The Hudson Shakespeare Co. of Jersey City will bring the literary works to life on two Saturdays this month at the Salem County park. The shows are part of a pilot program by the group to gauge the interest of outdoor theater in South Jersey.
"We're looking to take out stuff out to an interesting place and expand our programs into new communities and new venues," said Artistic Director Jon Ciccarelli.
The group has been in operation since 1992 and in the beginning was primarily based out of its Jersey City home base. After producing four productions every summer it gained the interest of surrounding areas looking for a little bit of outdoor entertainment.
"Seeing live theater in a park is an awesome thing - always a crowd pleaser," said Ciccarelli
"It's a completely different experience from being inside. The outdoor performances are more of a Fourth of July atmosphere.
"A lot of times we have passers by riding their bike through the park and they stop an sit and wind up staying for the whole thing."

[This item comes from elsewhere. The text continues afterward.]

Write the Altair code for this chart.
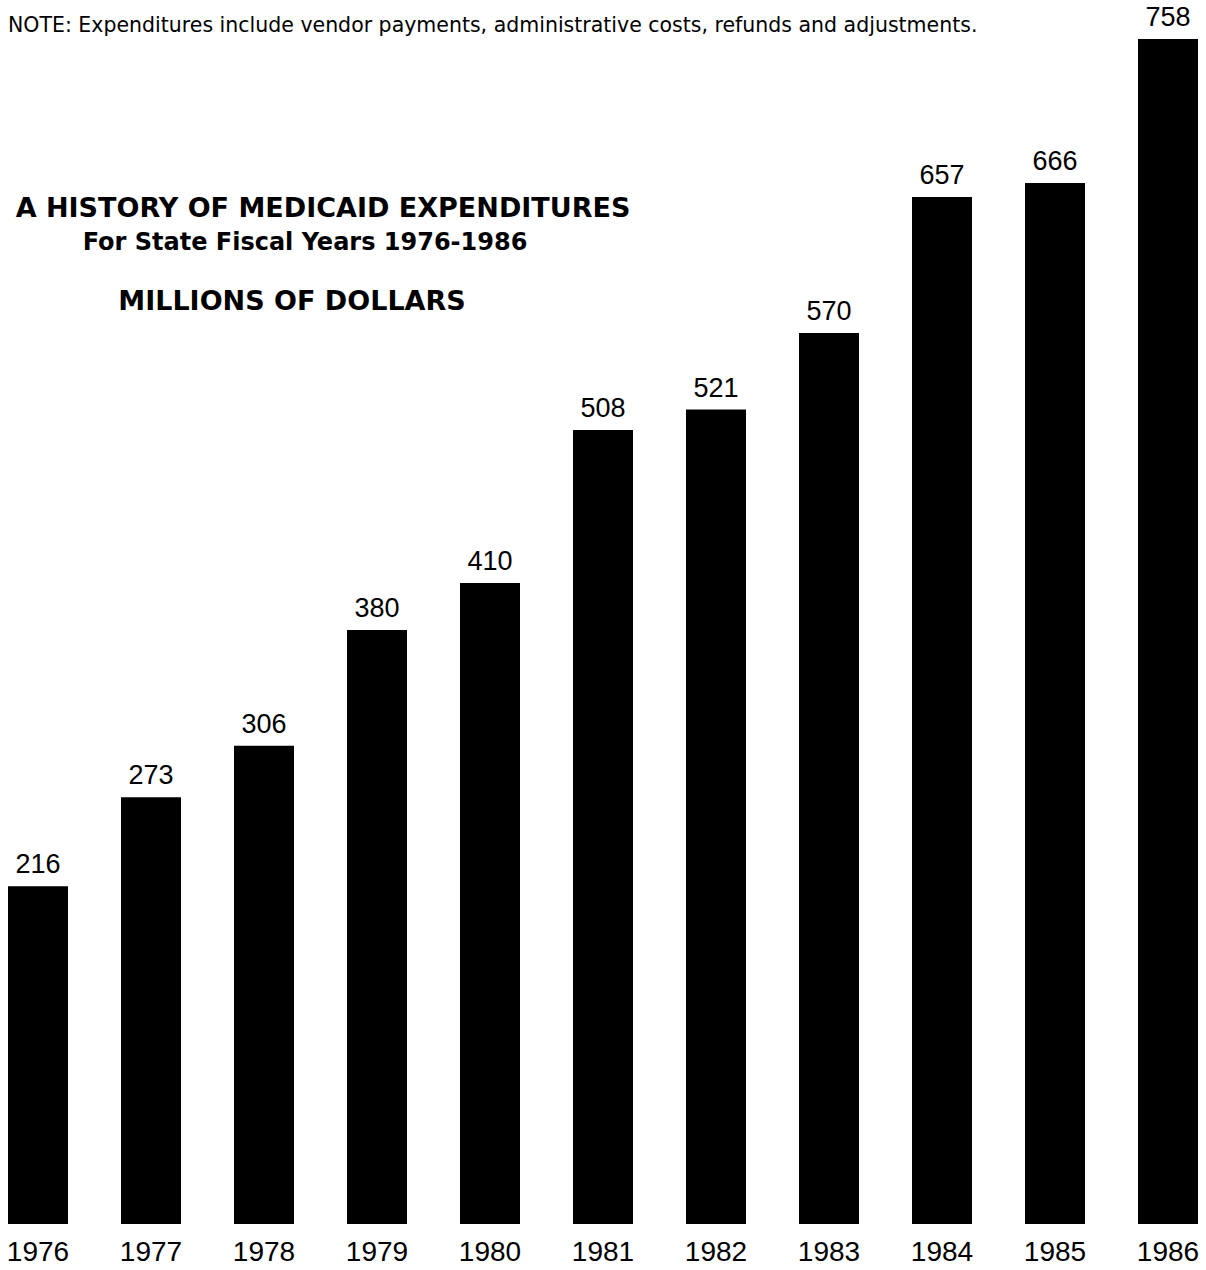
import altair as alt
import pandas as pd

# Medicaid expenditures by state fiscal year, in millions of dollars
years = ["1976", "1977", "1978", "1979", "1980", "1981",
         "1982", "1983", "1984", "1985", "1986"]
expenditures = [216, 273, 306, 380, 410, 508, 521, 570, 657, 666, 758]

note_text = ("NOTE: Expenditures include vendor payments, administrative costs, "
             "refunds and adjustments.")
title_text = "A HISTORY OF MEDICAID EXPENDITURES"
subtitle_text = "For State Fiscal Years 1976-1986"
units_text = "MILLIONS OF DOLLARS"

df = pd.DataFrame({"year": years, "value": expenditures})

FONT = "Liberation Sans"
WIDE = "DejaVu Sans"

x_enc = alt.X(
    "year:N",
    sort=years,
    scale=alt.Scale(paddingInner=0.469, paddingOuter=0.0708),
    axis=alt.Axis(
        title=None, labelAngle=0, domain=False, ticks=False,
        labelFont=FONT, labelFontSize=28, labelColor="black",
        labelPadding=14,
    ),
)
y_enc = alt.Y("value:Q", scale=alt.Scale(domain=[0, 783]), axis=None)

base = alt.Chart(df).encode(x=x_enc, y=y_enc)

bars = base.mark_bar(color="black")

values = base.mark_text(
    font=FONT, fontSize=27, color="black", baseline="alphabetic", dy=-13
).encode(text="value:Q")

note = alt.Chart(pd.DataFrame({"t": [note_text]})).mark_text(
    font=WIDE, fontSize=20.5, align="left", baseline="middle", color="black"
).encode(x=alt.value(8), y=alt.value(26), text="t:N")

title = alt.Chart(pd.DataFrame({"t": [title_text]})).mark_text(
    font=WIDE, fontSize=27, fontWeight="bold", align="center",
    baseline="middle", color="black"
).encode(x=alt.value(323), y=alt.value(209), text="t:N")

subtitle = alt.Chart(pd.DataFrame({"t": [subtitle_text]})).mark_text(
    font=WIDE, fontSize=24, fontWeight="bold", align="center",
    baseline="middle", color="black"
).encode(x=alt.value(305), y=alt.value(243), text="t:N")

units = alt.Chart(pd.DataFrame({"t": [units_text]})).mark_text(
    font=WIDE, fontSize=27, fontWeight="bold", align="center",
    baseline="middle", color="black"
).encode(x=alt.value(292), y=alt.value(302), text="t:N")

chart = alt.layer(bars, values, note, title, subtitle, units).properties(
    width=1206,
    height=1224,
    padding={"left": 0, "top": 0, "right": 0, "bottom": 46},
    autosize=alt.AutoSizeParams(type="none"),
    background="white",
).configure_view(stroke=None)

chart.save("out.html", embed_options={"renderer": "svg", "actions": False})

Parvin State Park contacted the group through its web site after hearing about its work. The two formed a relationship and the result will be a performance of "Richard III" on Saturday and "Love's Labour's Lost" on Aug 27. Of course putting on four productions in several different venues every summer can get a little demanding on the cast and crew but Ciccarelli says they have a certain comfort zone.
"Our directors have been actors with us or worked in some capacity with our group, so they know the demands of the particular shows," he said.

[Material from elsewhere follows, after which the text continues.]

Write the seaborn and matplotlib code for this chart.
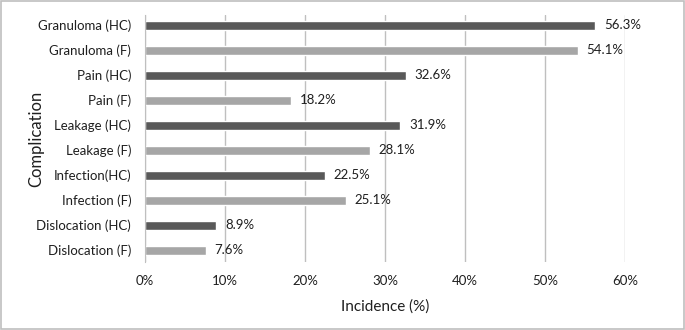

Mixing things up between traditional and non-traditional settings is just a way for the group to "shake things up" according to Ciccarelli. By making the works more accessible, the group has picked up unlikely fans.
We've had 3-year-olds sitting through some of the darkest tragedies and at the end they want autographs," said Ciccarelli
Ciccarelli is confident that the concept will catch on in South Jersey because of the strong local ties to the arts. He also sees an allure that is too strong to ignore.
"Essentially, it's a good evening out with some culture and swordplay," he said.